Now I have an opportunity (which I've said yes to) to travel to france next year on a road trip with my group of mates who are film makers and have gained financial backing for a project. So I will be going out and I guess part of the crew/dealing with the money side. This is suddenly not a personal trip to europe but a business trip. I'm not a film maker, nor a professional driver, I'm still an accountant so don't want to declare myself either of those and I understand they're higher risk and it's not what i am. I just want a short term policy to cover what I want fully. 


Any of the insurers want to offer any advice as to what kinda policy it is I'm after (there will be 3/4 cars travelling with us so I'm sure that changes it slightly too) 

The trip will only last 3 weeks as it's only a very short film


----------



## Shiny (Apr 23, 2007)

You will need to amend your existing policy to note an additional occupation as film crew (or an accountant if you wish) but employed by film makers. Then you will need to ensure that the current business use on your policy is suitable for the business use you require. You will also need a foreign use extension for a business trip.
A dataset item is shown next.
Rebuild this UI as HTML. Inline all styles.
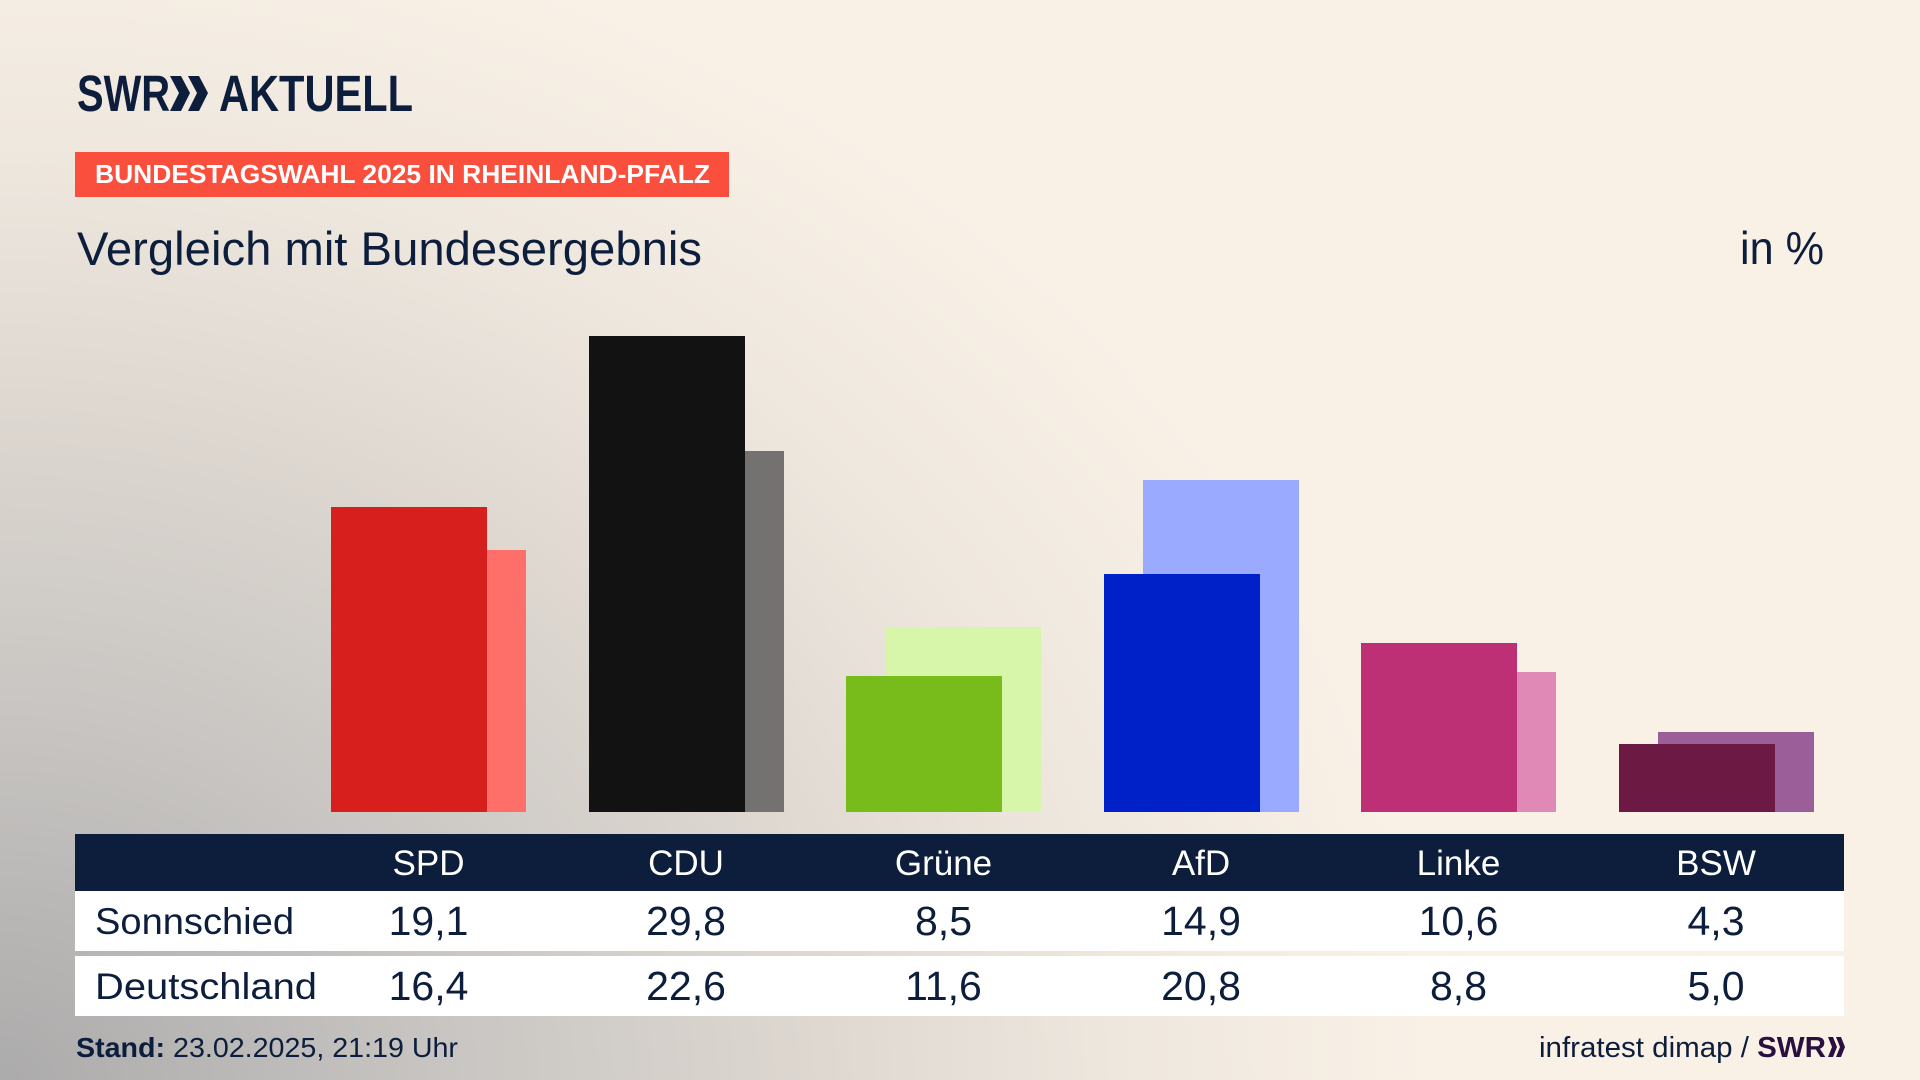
<!DOCTYPE html>
<html lang="de">
<head>
<meta charset="utf-8">
<title>Vergleich mit Bundesergebnis</title>
<style>
  html, body { margin: 0; padding: 0; }
  body {
    width: 1920px; height: 1080px; overflow: hidden;
    background: #f9f1e6;
    background-image: radial-gradient(ellipse 1550px 1280px at 0% 100%, #acabab 0%, #c9c6c3 30%, #ddd7d0 52%, #eee7de 72%, #f9f1e6 92%);
    font-family: "Liberation Sans", sans-serif;
  }
  svg { position: absolute; left: 0; top: 0; }
  text { font-family: "Liberation Sans", sans-serif; }
</style>
</head>
<body>
<svg width="1920" height="1080" viewBox="0 0 1920 1080" xmlns="http://www.w3.org/2000/svg">
  <!-- Logo -->
  <text x="77" y="111" font-size="51" font-weight="bold" fill="#0c1e3c" textLength="93" lengthAdjust="spacingAndGlyphs">SWR</text>
  <polygon points="170,76 181,76 190,93 181,111 170,111 179,93" fill="#0c1e3c"/>
  <polygon points="188,76 199,76 208,93 199,111 188,111 197,93" fill="#0c1e3c"/>
  <text x="219" y="111" font-size="51" font-weight="bold" fill="#0c1e3c" textLength="194" lengthAdjust="spacingAndGlyphs">AKTUELL</text>

  <!-- Tag -->
  <rect x="75" y="152" width="654" height="45" fill="#fa4f3d"/>
  <text x="95" y="183" font-size="26" font-weight="bold" fill="#ffffff" textLength="615" lengthAdjust="spacingAndGlyphs">BUNDESTAGSWAHL 2025 IN RHEINLAND-PFALZ</text>

  <!-- Title -->
  <text x="77" y="265" font-size="47" fill="#0c1e3c" textLength="625" lengthAdjust="spacingAndGlyphs">Vergleich mit Bundesergebnis</text>
  <text x="1740" y="264" font-size="46" fill="#0c1e3c" textLength="84" lengthAdjust="spacingAndGlyphs">in %</text>

  <!-- Bars: baseline 812, 15.97 px per point -->
  <rect x="370" y="550" width="156" height="262" fill="#ff6f6a"/>
  <rect x="331" y="507" width="156" height="305" fill="#d71f1d"/>
  <rect x="628" y="451" width="156" height="361" fill="#737271"/>
  <rect x="589" y="336" width="156" height="476" fill="#121212"/>
  <rect x="885" y="627" width="156" height="185" fill="#d7f6a9"/>
  <rect x="846" y="676" width="156" height="136" fill="#78bc1b"/>
  <rect x="1143" y="480" width="156" height="332" fill="#9aabff"/>
  <rect x="1104" y="574" width="156" height="238" fill="#0020c8"/>
  <rect x="1400" y="672" width="156" height="140" fill="#e088b6"/>
  <rect x="1361" y="643" width="156" height="169" fill="#bd3075"/>
  <rect x="1658" y="732" width="156" height="80" fill="#9a5f98"/>
  <rect x="1619" y="744" width="156" height="68" fill="#6c1943"/>

  <!-- Table -->
  <rect x="75" y="834" width="1769" height="57" fill="#0c1e3c"/>
  <rect x="75" y="891" width="1769" height="60" fill="#ffffff"/>
  <rect x="75" y="956" width="1769" height="60" fill="#ffffff"/>

  <g font-size="35" fill="#ffffff" text-anchor="middle">
    <text x="428.5" y="875">SPD</text>
    <text x="686" y="875">CDU</text>
    <text x="943.5" y="875">Grüne</text>
    <text x="1201" y="875">AfD</text>
    <text x="1458.5" y="875">Linke</text>
    <text x="1716" y="875">BSW</text>
  </g>

  <text x="95" y="934" font-size="37" fill="#0c1e3c" textLength="199" lengthAdjust="spacingAndGlyphs">Sonnschied</text>
  <text x="95" y="999" font-size="37" fill="#0c1e3c" textLength="222" lengthAdjust="spacingAndGlyphs">Deutschland</text>

  <g font-size="41" fill="#0c1e3c" text-anchor="middle">
    <text x="428.5" y="935">19,1</text>
    <text x="686" y="935">29,8</text>
    <text x="943.5" y="935">8,5</text>
    <text x="1201" y="935">14,9</text>
    <text x="1458.5" y="935">10,6</text>
    <text x="1716" y="935">4,3</text>
    <text x="428.5" y="1000">16,4</text>
    <text x="686" y="1000">22,6</text>
    <text x="943.5" y="1000">11,6</text>
    <text x="1201" y="1000">20,8</text>
    <text x="1458.5" y="1000">8,8</text>
    <text x="1716" y="1000">5,0</text>
  </g>

  <!-- Footer -->
  <text x="76" y="1057" font-size="28" fill="#0c1e3c" textLength="382" lengthAdjust="spacingAndGlyphs"><tspan font-weight="bold">Stand:</tspan> 23.02.2025, 21:19 Uhr</text>

  <text x="1539" y="1057" font-size="29" fill="#0c1e3c" textLength="287" lengthAdjust="spacingAndGlyphs">infratest dimap / <tspan font-weight="bold" fill="#2a1040">SWR</tspan></text>
  <polygon points="1828,1037 1833,1037 1837,1047 1833,1057 1828,1057 1832,1047" fill="#2a1040"/>
  <polygon points="1836,1037 1841,1037 1845,1047 1841,1057 1836,1057 1840,1047" fill="#2a1040"/>
</svg>
</body>
</html>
Your current insurers will probably run a mile and won't want to cover it, so you will then need to take out an annual policy with an alternative Insurer that will be happy to extend your policy for a 3 week period noting the additional occupation and additional business use.

Good luck with that, it will be a nightmare, the film industry isn't popular with insurers at the best of times due to the potential liability exposure (actors, personalities etc), so you will need put forward a good case, explain that it is low key, no professional actors etc (providing of course that is the case). Not all insurers are keen to give business use abroad either, so that will be another hurdle!


----------



## Maggi200 (Aug 21, 2009)

Cheers for the reply. I realised that the film industry wouldn't be popular. Hence I don't want to list that as an occupation, it isn't since I won't be paid. I'm going for the road trip with some mates. They just happen to be making a film along the way now they've got some funding. It's only a short film and none of the actors are professional and it's going to be small as you said. 

I can't wait to work it all out :lol: sounds like I've got a right challenge :lol:


----------